Dans une PME, lorsqu’un salarié annonce qu’il vient d’être papa, notre première réaction c’est de nous réjouir, car dans une petite entreprise, on fait tous partie de la même famille.

Daniel Villareale, président de la CPME Loire

Les entreprises composent 

« Tout n’est pas blanc ou noir, c’est évidemment une bonne mesure, et c’est normal qu’un père puisse profiter de son enfant. C’est bon pour l’équilibre du couple et de l’enfant, indique ainsi Daniel Villareale, président de la CPME (Confédération des petites et moyennes entreprises) Loire. Dans une PME, lorsqu’un salarié annonce qu’il vient d’être papa, notre première réaction c’est de nous réjouir, car dans une petite entreprise, on fait tous partie de la même famille. On est contents pour lui, pour sa famille. Ensuite, bien sûr que 28 jours de congés en plus à caler dans une année, dans une entreprise de cinq personnes par exemple, c’est problématique. C’est un mois de plus qui vient s’ajouter aux cinq semaines existantes. » Ainsi, le président de la CPME se pose la question de savoir si le coût de cette mesure ne devrait pas plutôt relever de la solidarité nationale, au lieu d’être assumé par l’entreprise elle-même. Par ailleurs, il soulève les difficultés de recrutement rencontrées par certains secteurs et qui vont s’accentuer quand il faudra trouver des remplacements d’un mois. 

« Cela diminue fortement le risque de dépression post-partum. »

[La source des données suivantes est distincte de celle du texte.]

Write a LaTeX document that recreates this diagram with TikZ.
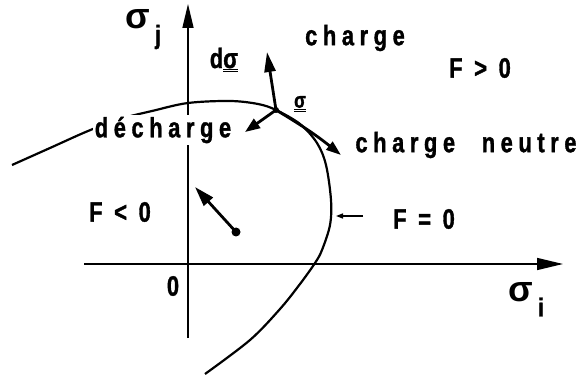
\documentclass[tikz,border=0pt]{standalone}
\usepackage{fontspec}
\setmainfont{Liberation Sans}
\newfontfamily\lab{Liberation Sans}[FakeStretch=0.78,LetterSpace=20,FakeBold=1.2]
\usetikzlibrary{arrows.meta}
\tikzset{
  lbl/.style={inner sep=1pt, font=\lab\bfseries\fontsize{28}{30}\selectfont},
  greek/.style={inner sep=0pt, font=\bfseries\fontsize{36}{38}\selectfont},
  sub/.style={inner sep=0pt, font=\lab\bfseries\fontsize{26}{28}\selectfont},
  axis/.style={line width=1.6pt},
  curve/.style={line width=2.2pt},
  vec/.style={line width=2.8pt, -{Triangle[length=16pt,width=10pt]}},
}
\begin{document}
\begin{tikzpicture}[x=1pt,y=-1pt]
\useasboundingbox (0,0) rectangle (583,379);
% axes
\coordinate (ob) at (188,338);
\coordinate (ot) at (188,4);
\coordinate (hl) at (84,264);
\coordinate (hr) at (563,264);
\draw[axis,-{Triangle[length=24pt,width=11pt]}] (ob) -- (ot);
\draw[axis,-{Triangle[length=26pt,width=12pt]}] (hl) -- (hr);
% yield curve F=0
\draw[curve] plot[smooth,tension=0.55] coordinates{
 (12,165) (50,148) (88,131) (120,119) (152,111) (188,103) (230,101) (258,104) (276,110)
 (300,124) (317,143) (326,165) (331,200) (330,225) (322,250) (315,263) (300,284)
 (280,309) (250,340) (205,374)};
% point sigma
\coordinate (s) at (276,110);
\fill (s) circle (3pt);
\coordinate (dsig) at (267,52);
\coordinate (dech) at (245,132);
\coordinate (neut) at (341,155);
\draw[vec,-{Triangle[length=20pt,width=11pt]}] (s) -- (dsig);
\draw[vec,-{Triangle[length=15pt,width=11pt]}] (s) -- (dech);
\draw[vec,-{Triangle[length=15pt,width=10pt]}] (s) to[bend left=4] (neut);
% gradient arrow
\coordinate (g0) at (236,232);
\coordinate (g1) at (195,187);
\fill (g0) circle (4.5pt);
\draw[vec,-{Triangle[length=20pt,width=12pt]}] (g0) -- (g1);
% F=0 pointer
\coordinate (p0) at (363,216);
\coordinate (p1) at (336,216);
\draw[line width=1.3pt,-{Triangle[length=7pt,width=5pt]}] (p0) -- (p1);
% labels
\node[greek] (sj) at (138,19) {σ};
\node[sub] (j) at (158,37) {j};
\node[greek] (si) at (521,292) {σ};
\node[sub] (i) at (541,307) {i};
\node[lbl] (dsl) at (224,60) {d\underline{\underline{σ}}};
\node[lbl, font=\lab\bfseries\fontsize{22}{24}\selectfont] (sl) at (300,104) {\underline{\underline{σ}}};
\node[lbl] (ch) at (355,38) {charge};
\node[lbl] (fp) at (480,68) {F > 0};
\node[lbl] (cn) at (466,145) {charge\hspace{15pt} neutre};
\node[lbl, fill=white, inner sep=2pt] (dc) at (163,130) {décharge};
\node[lbl] (fm) at (120,212) {F < 0};
\node[lbl] (fz) at (424,219) {F = 0};
\node[lbl] (zero) at (173,286) {0};
\end{tikzpicture}
\end{document}
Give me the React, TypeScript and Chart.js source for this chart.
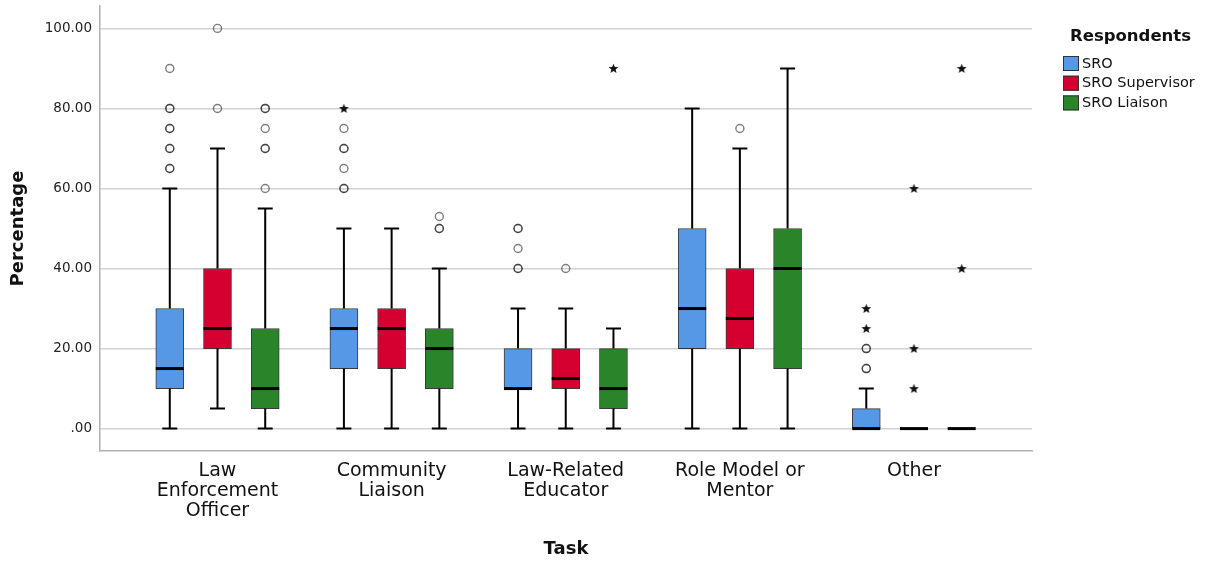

Manuela Spinelli, maîtresse de conférences à l’Université Rennes 2, spécialiste des études de genre, et co-fondatrice de Parents&Féministes.

 

La charge encore trop maternelle

« Encore aujourd’hui en France, il y a cette idée que c’est plutôt un luxe pour un second parent de rester à la maison à la naissance d’un enfant, souligne Manuela Spinelli. Alors que cela a un impact considérable sur la santé des mères. Cela diminue fortement le risque de dépression post-partum, et facilite le développement du lien affectif avec l’enfant. On commence à le savoir, mais on ne le met pas en pratique. Dès la maternité, le canal d’informations pour les soins du bébé est tourné vers la mère. C’est à elle que l’on s’adresse. » Pour elle, un congé obligatoire signifierait que la charge parentale appartient aux deux parents. Elle le souhaiterait d’une durée égale à celui de la mère, afin que la charge domestique soit totalement partagée. Et c’est désormais chose faite en Espagne. Le pays a allongé le congé paternité de manière progressive, jusqu’à arriver il y a quelques mois à 16 semaines, soit la même durée que pour les mères, et rémunéré à 100 %.